━━━━━ PROVIDED MATERIAL ━━━━━

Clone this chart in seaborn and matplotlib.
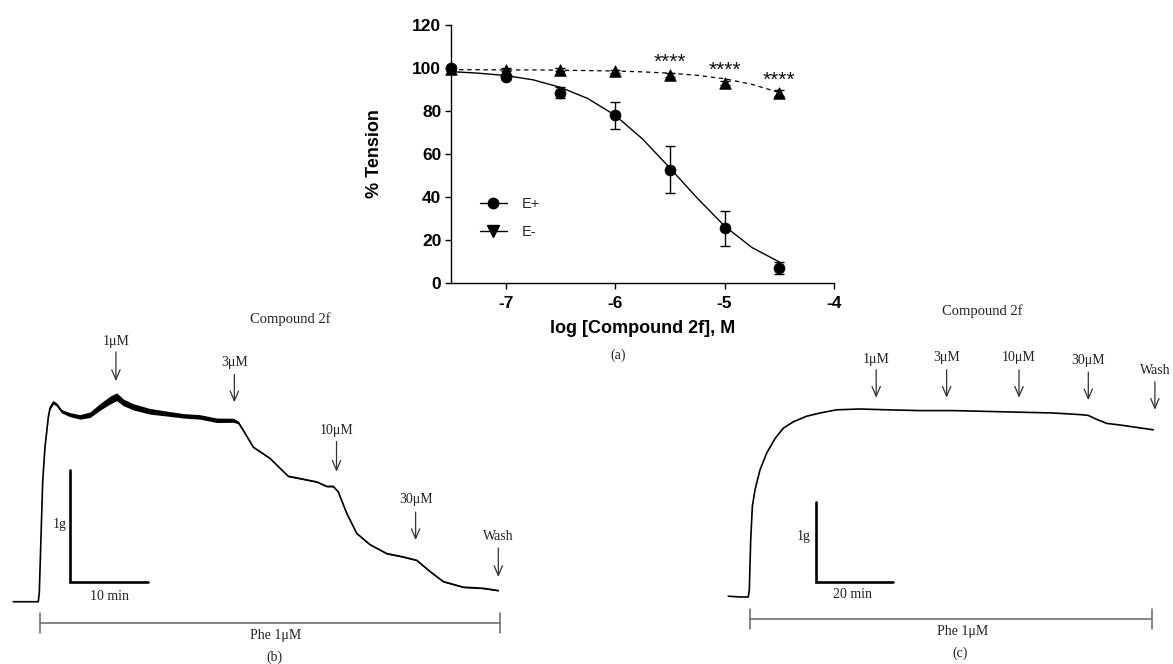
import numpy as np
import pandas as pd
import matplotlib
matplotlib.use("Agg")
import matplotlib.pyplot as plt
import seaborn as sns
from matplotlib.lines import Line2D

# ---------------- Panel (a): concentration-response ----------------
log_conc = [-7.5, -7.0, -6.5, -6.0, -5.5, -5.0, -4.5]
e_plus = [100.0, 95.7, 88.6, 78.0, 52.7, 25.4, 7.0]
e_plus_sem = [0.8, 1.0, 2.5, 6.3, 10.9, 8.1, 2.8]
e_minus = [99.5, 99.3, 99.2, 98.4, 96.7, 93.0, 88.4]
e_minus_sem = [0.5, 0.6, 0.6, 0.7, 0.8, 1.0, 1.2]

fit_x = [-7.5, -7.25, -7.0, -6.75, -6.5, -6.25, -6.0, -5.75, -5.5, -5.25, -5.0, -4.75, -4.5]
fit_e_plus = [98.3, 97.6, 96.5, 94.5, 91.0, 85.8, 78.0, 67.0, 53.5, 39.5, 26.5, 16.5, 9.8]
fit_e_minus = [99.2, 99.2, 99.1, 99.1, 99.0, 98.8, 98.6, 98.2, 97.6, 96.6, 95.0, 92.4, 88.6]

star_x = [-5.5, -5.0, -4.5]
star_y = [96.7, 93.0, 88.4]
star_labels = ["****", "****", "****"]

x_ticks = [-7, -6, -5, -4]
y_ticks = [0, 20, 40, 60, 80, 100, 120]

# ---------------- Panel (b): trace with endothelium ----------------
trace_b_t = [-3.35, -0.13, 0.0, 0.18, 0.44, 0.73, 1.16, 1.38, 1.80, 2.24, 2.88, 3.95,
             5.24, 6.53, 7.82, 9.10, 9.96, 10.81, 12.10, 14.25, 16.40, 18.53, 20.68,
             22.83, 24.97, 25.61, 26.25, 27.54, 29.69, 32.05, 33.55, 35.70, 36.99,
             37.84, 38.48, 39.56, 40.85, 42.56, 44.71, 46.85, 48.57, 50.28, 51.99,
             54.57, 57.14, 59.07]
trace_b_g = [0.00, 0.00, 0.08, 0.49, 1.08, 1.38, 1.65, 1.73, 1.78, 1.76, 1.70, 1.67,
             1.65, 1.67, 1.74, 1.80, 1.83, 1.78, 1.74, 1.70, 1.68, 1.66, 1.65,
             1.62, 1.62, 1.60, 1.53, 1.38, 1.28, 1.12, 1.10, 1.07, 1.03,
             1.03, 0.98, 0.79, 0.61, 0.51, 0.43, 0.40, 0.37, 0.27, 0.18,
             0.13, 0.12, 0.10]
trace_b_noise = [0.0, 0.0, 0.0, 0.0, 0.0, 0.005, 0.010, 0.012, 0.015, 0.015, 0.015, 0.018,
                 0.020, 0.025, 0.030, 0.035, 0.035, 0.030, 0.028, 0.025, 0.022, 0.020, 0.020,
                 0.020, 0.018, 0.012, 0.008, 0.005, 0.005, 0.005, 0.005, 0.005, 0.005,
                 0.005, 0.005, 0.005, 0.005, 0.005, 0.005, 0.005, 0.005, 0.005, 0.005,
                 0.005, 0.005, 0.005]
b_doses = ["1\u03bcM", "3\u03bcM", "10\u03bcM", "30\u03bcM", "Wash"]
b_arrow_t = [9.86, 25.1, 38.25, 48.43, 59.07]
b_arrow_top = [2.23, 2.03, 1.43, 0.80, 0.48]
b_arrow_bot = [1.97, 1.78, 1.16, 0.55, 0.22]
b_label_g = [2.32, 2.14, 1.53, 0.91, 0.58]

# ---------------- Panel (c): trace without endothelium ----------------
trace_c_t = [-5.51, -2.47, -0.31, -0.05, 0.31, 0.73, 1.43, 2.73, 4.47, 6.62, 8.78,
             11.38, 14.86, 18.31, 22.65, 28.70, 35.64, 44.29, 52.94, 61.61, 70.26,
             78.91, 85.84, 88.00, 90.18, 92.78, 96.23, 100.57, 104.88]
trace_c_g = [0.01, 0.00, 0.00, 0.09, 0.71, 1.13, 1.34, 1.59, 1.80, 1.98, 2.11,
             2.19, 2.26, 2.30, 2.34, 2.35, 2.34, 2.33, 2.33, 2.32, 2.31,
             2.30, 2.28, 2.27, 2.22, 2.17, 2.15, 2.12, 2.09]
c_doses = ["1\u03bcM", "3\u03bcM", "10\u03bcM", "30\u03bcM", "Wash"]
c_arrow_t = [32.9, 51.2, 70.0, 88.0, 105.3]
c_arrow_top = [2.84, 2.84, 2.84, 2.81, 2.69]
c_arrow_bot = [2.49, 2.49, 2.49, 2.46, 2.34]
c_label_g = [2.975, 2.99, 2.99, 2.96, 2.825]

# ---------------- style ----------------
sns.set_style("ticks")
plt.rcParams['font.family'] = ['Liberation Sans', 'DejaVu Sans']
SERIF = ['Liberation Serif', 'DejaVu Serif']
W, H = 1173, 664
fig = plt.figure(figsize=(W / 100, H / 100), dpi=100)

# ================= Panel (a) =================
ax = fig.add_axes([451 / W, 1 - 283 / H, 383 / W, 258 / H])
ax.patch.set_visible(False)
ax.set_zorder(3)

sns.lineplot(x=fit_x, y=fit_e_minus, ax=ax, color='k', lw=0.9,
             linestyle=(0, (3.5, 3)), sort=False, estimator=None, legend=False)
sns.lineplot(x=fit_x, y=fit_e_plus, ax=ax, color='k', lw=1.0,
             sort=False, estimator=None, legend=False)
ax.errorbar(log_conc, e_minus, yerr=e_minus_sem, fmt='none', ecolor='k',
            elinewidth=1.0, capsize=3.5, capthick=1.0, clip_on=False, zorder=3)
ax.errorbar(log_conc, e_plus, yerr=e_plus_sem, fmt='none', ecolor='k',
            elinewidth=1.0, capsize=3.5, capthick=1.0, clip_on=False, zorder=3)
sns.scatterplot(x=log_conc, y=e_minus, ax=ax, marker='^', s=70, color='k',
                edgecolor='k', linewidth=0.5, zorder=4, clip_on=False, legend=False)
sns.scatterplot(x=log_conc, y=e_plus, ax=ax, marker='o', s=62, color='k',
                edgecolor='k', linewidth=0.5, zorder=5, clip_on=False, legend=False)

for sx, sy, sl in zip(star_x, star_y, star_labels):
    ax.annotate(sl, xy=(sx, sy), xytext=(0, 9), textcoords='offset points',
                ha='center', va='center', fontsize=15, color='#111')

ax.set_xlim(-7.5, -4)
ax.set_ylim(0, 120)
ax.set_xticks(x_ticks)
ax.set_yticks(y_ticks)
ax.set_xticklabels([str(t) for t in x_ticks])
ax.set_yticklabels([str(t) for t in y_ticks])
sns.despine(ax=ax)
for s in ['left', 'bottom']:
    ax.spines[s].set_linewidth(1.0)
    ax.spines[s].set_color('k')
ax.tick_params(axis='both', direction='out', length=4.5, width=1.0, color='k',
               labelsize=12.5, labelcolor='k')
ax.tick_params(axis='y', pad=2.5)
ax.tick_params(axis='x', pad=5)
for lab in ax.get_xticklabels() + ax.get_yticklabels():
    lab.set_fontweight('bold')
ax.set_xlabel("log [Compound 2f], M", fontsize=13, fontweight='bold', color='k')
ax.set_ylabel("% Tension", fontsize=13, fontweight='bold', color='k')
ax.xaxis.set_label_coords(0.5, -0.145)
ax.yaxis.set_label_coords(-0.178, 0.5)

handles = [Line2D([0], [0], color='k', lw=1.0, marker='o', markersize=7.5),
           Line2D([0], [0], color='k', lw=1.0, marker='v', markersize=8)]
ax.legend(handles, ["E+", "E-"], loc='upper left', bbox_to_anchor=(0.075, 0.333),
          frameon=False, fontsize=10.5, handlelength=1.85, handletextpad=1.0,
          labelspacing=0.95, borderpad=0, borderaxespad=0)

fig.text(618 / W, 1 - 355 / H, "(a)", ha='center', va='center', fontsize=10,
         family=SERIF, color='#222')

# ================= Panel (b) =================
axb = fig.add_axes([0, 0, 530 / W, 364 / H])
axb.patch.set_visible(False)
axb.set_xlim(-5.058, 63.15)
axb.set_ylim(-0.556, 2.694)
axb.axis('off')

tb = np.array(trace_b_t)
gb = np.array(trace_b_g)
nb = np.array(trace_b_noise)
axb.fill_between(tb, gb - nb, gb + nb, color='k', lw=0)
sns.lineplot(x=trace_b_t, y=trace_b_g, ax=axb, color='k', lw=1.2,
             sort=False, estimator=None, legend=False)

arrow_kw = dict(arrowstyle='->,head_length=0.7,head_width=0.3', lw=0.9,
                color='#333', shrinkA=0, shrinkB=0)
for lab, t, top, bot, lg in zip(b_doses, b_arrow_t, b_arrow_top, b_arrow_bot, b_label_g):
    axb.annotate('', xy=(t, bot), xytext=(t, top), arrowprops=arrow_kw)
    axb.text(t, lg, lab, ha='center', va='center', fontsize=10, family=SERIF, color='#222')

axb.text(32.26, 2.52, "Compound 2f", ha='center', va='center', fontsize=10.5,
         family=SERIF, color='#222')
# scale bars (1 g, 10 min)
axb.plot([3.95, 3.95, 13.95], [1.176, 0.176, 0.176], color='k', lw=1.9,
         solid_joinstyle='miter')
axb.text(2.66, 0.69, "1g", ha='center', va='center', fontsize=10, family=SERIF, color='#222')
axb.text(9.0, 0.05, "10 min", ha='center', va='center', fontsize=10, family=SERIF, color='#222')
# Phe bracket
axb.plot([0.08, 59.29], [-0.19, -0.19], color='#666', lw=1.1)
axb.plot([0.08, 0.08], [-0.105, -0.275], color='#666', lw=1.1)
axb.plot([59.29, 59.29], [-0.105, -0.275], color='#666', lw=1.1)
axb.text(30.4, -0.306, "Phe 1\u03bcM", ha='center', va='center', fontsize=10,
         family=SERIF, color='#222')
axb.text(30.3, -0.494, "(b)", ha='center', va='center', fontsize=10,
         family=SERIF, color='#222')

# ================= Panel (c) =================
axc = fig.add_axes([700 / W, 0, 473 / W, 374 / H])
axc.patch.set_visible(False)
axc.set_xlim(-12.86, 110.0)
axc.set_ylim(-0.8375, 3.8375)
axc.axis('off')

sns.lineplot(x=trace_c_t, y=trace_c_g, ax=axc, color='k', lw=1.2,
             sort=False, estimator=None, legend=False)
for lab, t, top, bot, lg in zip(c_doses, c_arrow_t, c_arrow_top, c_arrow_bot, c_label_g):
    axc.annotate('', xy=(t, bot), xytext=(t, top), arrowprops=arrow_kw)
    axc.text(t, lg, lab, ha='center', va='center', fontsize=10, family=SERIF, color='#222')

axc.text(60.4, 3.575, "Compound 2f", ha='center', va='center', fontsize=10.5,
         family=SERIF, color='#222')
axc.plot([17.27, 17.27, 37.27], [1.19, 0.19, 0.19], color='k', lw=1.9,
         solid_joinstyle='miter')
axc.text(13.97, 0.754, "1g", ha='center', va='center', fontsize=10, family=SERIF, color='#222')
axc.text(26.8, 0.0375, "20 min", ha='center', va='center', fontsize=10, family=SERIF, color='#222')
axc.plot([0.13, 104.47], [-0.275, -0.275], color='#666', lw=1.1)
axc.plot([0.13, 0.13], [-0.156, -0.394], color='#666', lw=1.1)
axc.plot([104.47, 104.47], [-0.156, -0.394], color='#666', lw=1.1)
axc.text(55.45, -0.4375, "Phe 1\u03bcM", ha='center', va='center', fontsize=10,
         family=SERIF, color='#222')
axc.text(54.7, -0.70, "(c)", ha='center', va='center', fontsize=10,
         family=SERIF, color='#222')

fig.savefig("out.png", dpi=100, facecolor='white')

━━━━━

• **WHAT THIS TASK INVOLVES**
Repeat only the lines from the beginning of the material through the line containing "y_ticks = [0, 20, 40, 60, 80, 100, 120]", both ends kept, leaving pictures out.

• **THE SOLUTION**
Clone this chart in seaborn and matplotlib.
import numpy as np
import pandas as pd
import matplotlib
matplotlib.use("Agg")
import matplotlib.pyplot as plt
import seaborn as sns
from matplotlib.lines import Line2D

# ---------------- Panel (a): concentration-response ----------------
log_conc = [-7.5, -7.0, -6.5, -6.0, -5.5, -5.0, -4.5]
e_plus = [100.0, 95.7, 88.6, 78.0, 52.7, 25.4, 7.0]
e_plus_sem = [0.8, 1.0, 2.5, 6.3, 10.9, 8.1, 2.8]
e_minus = [99.5, 99.3, 99.2, 98.4, 96.7, 93.0, 88.4]
e_minus_sem = [0.5, 0.6, 0.6, 0.7, 0.8, 1.0, 1.2]

fit_x = [-7.5, -7.25, -7.0, -6.75, -6.5, -6.25, -6.0, -5.75, -5.5, -5.25, -5.0, -4.75, -4.5]
fit_e_plus = [98.3, 97.6, 96.5, 94.5, 91.0, 85.8, 78.0, 67.0, 53.5, 39.5, 26.5, 16.5, 9.8]
fit_e_minus = [99.2, 99.2, 99.1, 99.1, 99.0, 98.8, 98.6, 98.2, 97.6, 96.6, 95.0, 92.4, 88.6]

star_x = [-5.5, -5.0, -4.5]
star_y = [96.7, 93.0, 88.4]
star_labels = ["****", "****", "****"]

x_ticks = [-7, -6, -5, -4]
y_ticks = [0, 20, 40, 60, 80, 100, 120]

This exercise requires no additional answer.